Dans le projet d’une métropole sportive de rang mondial, promouvoir un meilleur accès au sport et surtout plus égalitaire pourrait être un levier crucial. Pour cela, la métropole du grand Paris doit apporter de nouvelles réponses à ses limites existantes à la pratique sportive féminine, afin de s’en servir dans le cadre de son rayonnement.
Le sport professionnel impacté
Les modèles inspirants de femmes sportives sont d’autant moins visibles que la médiatisation du sport féminin reste faible, en 2016, le sport féminin a représenté moins de 20 % du volume horaire des retransmissions sportives télévisées. Les freins à l’amélioration de cette situation proviennent d’arguments considérant que c’est la performance sportive qui est à l’origine de la médiatisation.

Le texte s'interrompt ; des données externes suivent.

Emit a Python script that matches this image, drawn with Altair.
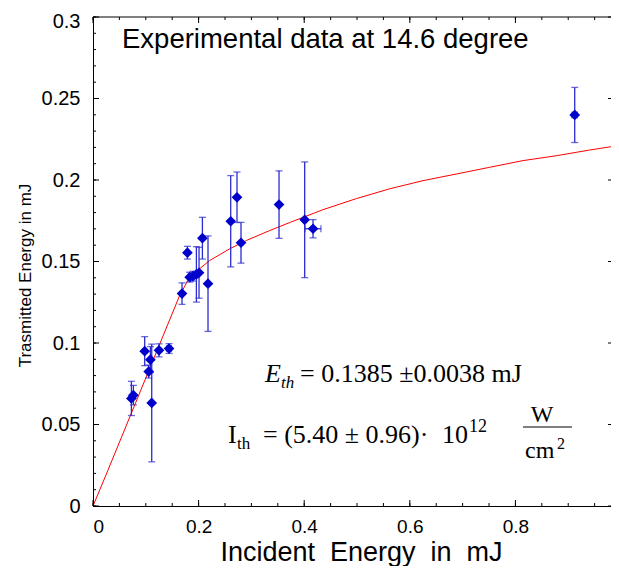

Dans l’autre sens, pour qu’il y ait performance il faut améliorer la qualité de l’entraînement, qui repose malheureusement à l’heure actuelle sur un manque de fonds et un moindre accès à la pratique sportive. Pour celles qui parviennent à devenir professionnelles, l’inégalité finale va être salariale : puisque de l’absence de mobilisation médiatique, découle une véritable inégalité salariale entre sportifs et sportives de haut niveau.
A l’heure d’aujourd’hui, la métropole de Paris connaît des inégalités dans la pratique sportive féminine à toutes les échelles. Si la capitale souhaite développer son rayonnement international en s’appuyant sur la pratique sportive, elle doit néanmoins apporter de nouvelles réponses à ces inégalités. La pratique féminine peut devenir un réel élément d’attractivité international, mais doit pour cela être redynamisée.